Cosa intende per riforme?

«Intanto la burocrazia. Non è possibile che all’estero ci vogliano tredici giorni per ottenere un permesso dal Comune, qui la media nel Veneto è di otto mesi. I tempi, e poi il credito: servono facilitazioni per le imprese e per le nuove realtà. Poi bisogna cercare di non fermare subito i nuovi progetti che portano ricchezza, sulla base di pregiudizi o di norme che non esistono».

A cosa si riferisce?

«Ma per esempio alla vicenda del Palais Lumiere. Un caso emblematico. Lì c’erano i finanziamenti, tutti erano d’accordo. Si è detto di no sulla base di una norma che non esisteva».

Altri esempi?

«Le grandi navi. Si sta discutendo da anni su come togliere le navi da San Marco. Io non sono un tecnico e non ho soluzioni. Ma le compagnie delle crociere non possono aspettare all’infinto, tra un mese faranno i programmi per la stagione 2015. Se non hanno certezze se ne vanno. Non possiamo rinunciare alla ricchezza e a 5 mila posti di lavoro».

Poi c’è Marghera. Della bonifica di Marghera si sente parlare da vent’anni.

«Siamo più o meno allo stesso punto. Anche se l’ultimo accordo apre qualche possibilità in più. Ma il problema è sempre lo stesso: perché il riutilizzo dell’ex area industriale possa decollare occorre non soltanto che sia fatta la bonifica, ma che siano date certezze agli imprenditori interessati. E che i tempi e i costi siano del tutto certi».
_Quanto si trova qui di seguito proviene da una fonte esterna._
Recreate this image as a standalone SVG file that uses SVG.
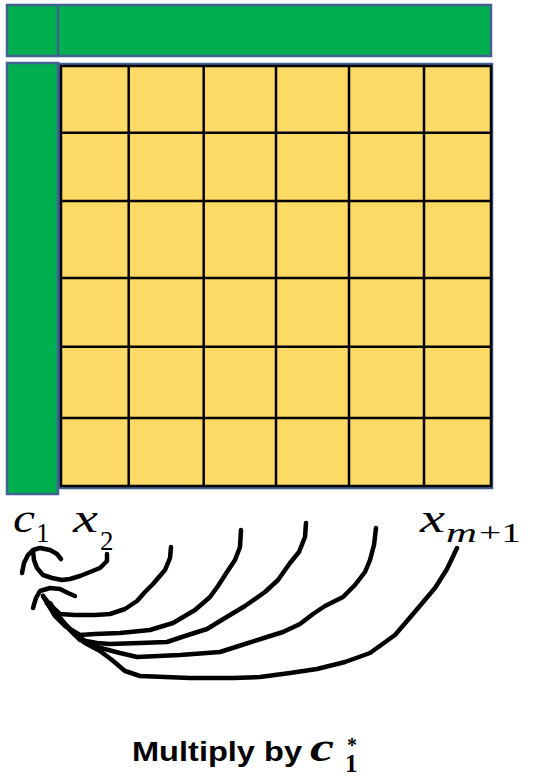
<svg xmlns="http://www.w3.org/2000/svg" width="534" height="776" viewBox="0 0 534 776">
<style>
.g{fill:#00B050;stroke:#41618F;stroke-width:2.5}
.y{fill:#FDD966;stroke:#41618F;stroke-width:2.5}
.gl{stroke:#000;stroke-width:2.5;fill:none}
.ink{fill:none;stroke:#000;stroke-width:4.5;stroke-linecap:round;stroke-linejoin:round}
.m{font-family:"Liberation Serif","DejaVu Serif",serif;font-style:italic;fill:#000}
.mr{font-family:"Liberation Serif","DejaVu Serif",serif;fill:#000}
.t{font-family:"Liberation Sans",Arial,sans-serif;font-weight:bold;fill:#000}
</style>
<rect width="534" height="776" fill="#fff"/>
<g id="top-bar">
<rect class="g" x="7" y="5" width="484" height="51"/>
<line x1="58" y1="5" x2="58" y2="56" stroke="#41618F" stroke-width="2.5"/>
</g>
<g id="left-column">
<rect class="g" x="7" y="63" width="51" height="431"/>
</g>
<g id="matrix">
<rect class="y" x="60" y="64" width="432" height="424"/>
<g class="gl">
<rect x="61" y="66" width="430" height="420"/>
<line x1="128.7" y1="66" x2="128.7" y2="486"/>
<line x1="203.7" y1="66" x2="203.7" y2="486"/>
<line x1="276" y1="66" x2="276" y2="486"/>
<line x1="349" y1="66" x2="349" y2="486"/>
<line x1="424" y1="66" x2="424" y2="486"/>
<line x1="61" y1="132.7" x2="491" y2="132.7"/>
<line x1="61" y1="201" x2="491" y2="201"/>
<line x1="61" y1="278" x2="491" y2="278"/>
<line x1="61" y1="346.7" x2="491" y2="346.7"/>
<line x1="61" y1="418" x2="491" y2="418"/>
</g>
</g>
<g id="labels">
<text class="m" x="13" y="532" font-size="40" textLength="22" lengthAdjust="spacingAndGlyphs">c</text>
<text class="mr" x="36" y="542" font-size="27">1</text>
<text class="m" x="73" y="532" font-size="40" textLength="25" lengthAdjust="spacingAndGlyphs">x</text>
<text class="mr" x="100" y="550" font-size="27">2</text>
<text class="m" x="420" y="532" font-size="40" textLength="25" lengthAdjust="spacingAndGlyphs">x</text>
<text class="m" x="446" y="542" font-size="28" textLength="31" lengthAdjust="spacingAndGlyphs">m</text>
<text class="mr" x="479" y="542" font-size="27" textLength="42" lengthAdjust="spacingAndGlyphs">+1</text>
</g>
<g id="connectors">
<path class="ink" d="M107,554 L107,561 L100,568 L90,572 L80,576 L70,579 L62,580 L52,578 L43,575 L37,568 L34,560 L33,551"/>
<path class="ink" d="M22,573 L24,563 L28,555 L33,550 L40,548 L50,550 L57,554 L61,559"/>
<path class="ink" d="M33,608 L36,598 L40,591 L50,588 L60,589 L68,593 L75,596"/>
<path class="ink" d="M171,547 L170,558 L165,570 L153,584 L145,592 L137,601 L125,609 L110,614 L95,615 L75,615 L60,614 L50,605 L43,596"/>
<path class="ink" d="M241,530 L240,547 L235,560 L227,572 L218,586 L210,597 L195,610 L173,623 L150,630 L120,633 L95,634 L80,635 L65,626 L55,616 L43,596"/>
<path class="ink" d="M306,523 L305,537 L299,552 L290,563 L278,580 L265,592 L245,606 L225,618 L207,629 L185,636 L167,642 L140,643 L110,644 L97,643 L80,640 L70,630 L60,618 L50,603"/>
<path class="ink" d="M376,528 L374,545 L370,560 L365,572 L355,585 L343,597 L325,606 L313,614 L300,624 L283,632 L267,637 L245,644 L220,652 L180,655 L137,657 L120,653 L97,647 L85,641 L72,631 L60,620 L47,603"/>
<path class="ink" d="M457,548 L447,569 L435,588 L413,614 L395,635 L370,653 L345,662 L317,669 L290,673 L260,677 L233,678 L190,678 L140,676 L125,671 L112,660 L100,651 L85,643 L72,632 L60,618 L47,603"/>
</g>
<g id="caption">
<text class="t" x="132" y="761" font-size="28" textLength="170" lengthAdjust="spacingAndGlyphs">Multiply by</text>
<text class="m" x="310" y="761" font-size="40" font-weight="bold" textLength="24" lengthAdjust="spacingAndGlyphs">c</text>
<text class="mr" x="345" y="772" font-size="25" font-weight="bold">1</text>
<text class="mr" x="347" y="752" font-size="20" font-weight="bold">*</text>
</g>
</svg>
La storia delle bonifiche è anche finita nell’inchiesta del Mose. Non se ne esce?

«Bisogna voltare pagina, nella chiarezza e nella trasparenza. Le attuali normative non sono un aiuto ma un vincolo insuperabile per l’insediamento di nuove attività economiche a Marghera».

Porto e aeroporto.

«Una ricchezza per il territorio. L’aeroporto con la gestione dei privati si è allargato ed è diventato il terzo in Italia. Ha ancora molte potenzialità, non dobbiamo opporci allo sviluppo. Così per le crociere e per il porto».

Ci sono anche dei problemi ambientali e di compatibilità.

«Naturalmente bisogna tenerne conto. Ma non possiamo frenare i progetti di sviluppo o rinunciare a eccellenze che abbiamo».

Si è detto che l’imprenditoria veneziana è stata spesso assistita, abituata ad avere le risorse garantite.

«Non direi. Certo chi opera a Venezia può sfruttare il brand di questa città unica al mondo. Proprio per questo ha interesse a operare bene, anche nel settore dell’impatto ambientale».

Nel campo di green economy ancora non si è fatto molto.

«Qualcosa si sta facendo, con riduzione delle emissioni di Co2, ricerca, start up».

Insomma, la crisi è alle spalle.

«Ripeto, il trend è favorevole. Ma se non si interviene sulla burocrazia, torneremo presto all’emergenza».